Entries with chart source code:
====================

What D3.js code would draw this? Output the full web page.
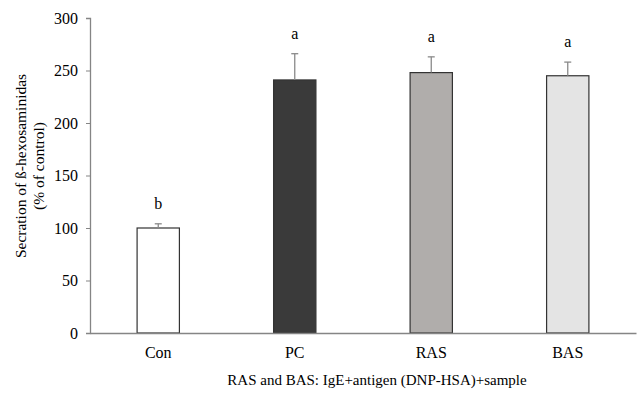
<!DOCTYPE html>
<html>
<head>
<meta charset="utf-8">
<script src="https://cdn.jsdelivr.net/npm/d3@7"></script>
<style>
  body { margin: 0; background: #fff; }
  text { font-family: "Liberation Serif", "Times New Roman", serif; fill: #000; }
</style>
</head>
<body>
<div id="chart"></div>
<script>
const categories = ["Con", "PC", "RAS", "BAS"];
const values = [100, 241, 248, 245];
const errors = [4, 25, 15, 13];
const letters = ["b", "a", "a", "a"];
const fills = ["#ffffff", "#3a3a3a", "#b0adab", "#e4e4e4"];
const yTicks = [0, 50, 100, 150, 200, 250, 300];

const width = 640;
const height = 396;
const margin = { top: 18, right: 4, bottom: 63, left: 90 };

const svg = d3.select("#chart")
  .append("svg")
  .attr("width", width)
  .attr("height", height);

const x = d3.scaleBand()
  .domain(categories)
  .range([margin.left, width - margin.right])
  .paddingInner(0.69)
  .paddingOuter(0.345);

const y = d3.scaleLinear()
  .domain([0, 300])
  .range([height - margin.bottom, margin.top]);

// y axis
const yAxis = svg.append("g")
  .attr("transform", `translate(${margin.left},0)`)
  .call(d3.axisLeft(y).tickValues(yTicks).tickSize(4).tickPadding(8));
yAxis.select(".domain").attr("stroke", "#858585").attr("stroke-width", 1.3);
yAxis.selectAll(".tick line").attr("stroke", "#858585");
yAxis.selectAll(".tick text")
  .style("font-family", "Liberation Serif")
  .style("font-size", "16px");

// bars
svg.selectAll("rect.bar")
  .data(categories)
  .enter()
  .append("rect")
  .attr("class", "bar")
  .attr("x", d => x(d))
  .attr("y", (d, i) => y(values[i]))
  .attr("width", x.bandwidth())
  .attr("height", (d, i) => y(0) - y(values[i]))
  .attr("fill", (d, i) => fills[i])
  .attr("stroke", "#333")
  .attr("stroke-width", 1.2);

// error bars
const err = svg.selectAll("g.err")
  .data(categories)
  .enter()
  .append("g")
  .attr("class", "err");
err.append("line")
  .attr("x1", d => x(d) + x.bandwidth() / 2)
  .attr("x2", d => x(d) + x.bandwidth() / 2)
  .attr("y1", (d, i) => y(values[i]))
  .attr("y2", (d, i) => y(values[i] + errors[i]))
  .attr("stroke", "#8a8a8a")
  .attr("stroke-width", 1.3);
err.append("line")
  .attr("x1", d => x(d) + x.bandwidth() / 2 - 3.5)
  .attr("x2", d => x(d) + x.bandwidth() / 2 + 3.5)
  .attr("y1", (d, i) => y(values[i] + errors[i]))
  .attr("y2", (d, i) => y(values[i] + errors[i]))
  .attr("stroke", "#8a8a8a")
  .attr("stroke-width", 1.3);

// significance letters
svg.selectAll("text.letter")
  .data(categories)
  .enter()
  .append("text")
  .attr("class", "letter")
  .attr("x", d => x(d) + x.bandwidth() / 2)
  .attr("y", (d, i) => y(values[i] + errors[i]) - 15)
  .attr("text-anchor", "middle")
  .style("font-size", "16px")
  .text((d, i) => letters[i]);

// x axis
const xAxis = svg.append("g")
  .attr("transform", `translate(0,${y(0)})`)
  .call(d3.axisBottom(x).tickSize(0).tickPadding(14));
xAxis.select(".domain").attr("stroke", "#858585").attr("stroke-width", 1.3);
xAxis.selectAll(".tick text")
  .style("font-family", "Liberation Serif")
  .style("font-size", "16px");

// caption
svg.append("text")
  .attr("x", 377)
  .attr("y", 385)
  .attr("text-anchor", "middle")
  .style("font-size", "15px")
  .text("RAS and BAS: IgE+antigen (DNP-HSA)+sample");

// y title
const title = svg.append("text")
  .attr("transform", "translate(21,166) rotate(-90)")
  .attr("text-anchor", "middle")
  .style("font-size", "15.5px");
title.append("tspan").attr("x", 0).attr("dy", "0.35em").text("Secration of ß-hexosaminidas");
title.append("tspan").attr("x", 0).attr("dy", "1.15em").text("(% of control)");
</script>
</body>
</html>
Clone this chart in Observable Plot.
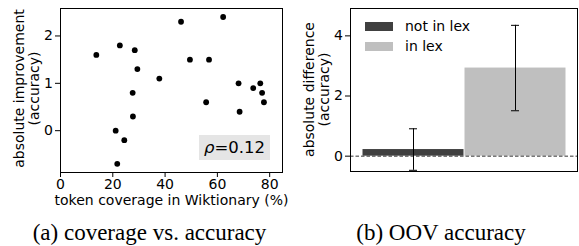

====================

EXERCISE OBJECTIVE:
Extract the lines exactly, please: the first line of the listing, the line with "- margin.bottom, margin.top]);", and every line between them, but no pictures.

RESPONSE:
What D3.js code would draw this? Output the full web page.
<!DOCTYPE html>
<html>
<head>
<meta charset="utf-8">
<script src="https://cdn.jsdelivr.net/npm/d3@7"></script>
<style>
  body { margin: 0; background: #fff; }
  text { font-family: "Liberation Serif", "Times New Roman", serif; fill: #000; }
</style>
</head>
<body>
<div id="chart"></div>
<script>
const categories = ["Con", "PC", "RAS", "BAS"];
const values = [100, 241, 248, 245];
const errors = [4, 25, 15, 13];
const letters = ["b", "a", "a", "a"];
const fills = ["#ffffff", "#3a3a3a", "#b0adab", "#e4e4e4"];
const yTicks = [0, 50, 100, 150, 200, 250, 300];

const width = 640;
const height = 396;
const margin = { top: 18, right: 4, bottom: 63, left: 90 };

const svg = d3.select("#chart")
  .append("svg")
  .attr("width", width)
  .attr("height", height);

const x = d3.scaleBand()
  .domain(categories)
  .range([margin.left, width - margin.right])
  .paddingInner(0.69)
  .paddingOuter(0.345);

const y = d3.scaleLinear()
  .domain([0, 300])
  .range([height - margin.bottom, margin.top]);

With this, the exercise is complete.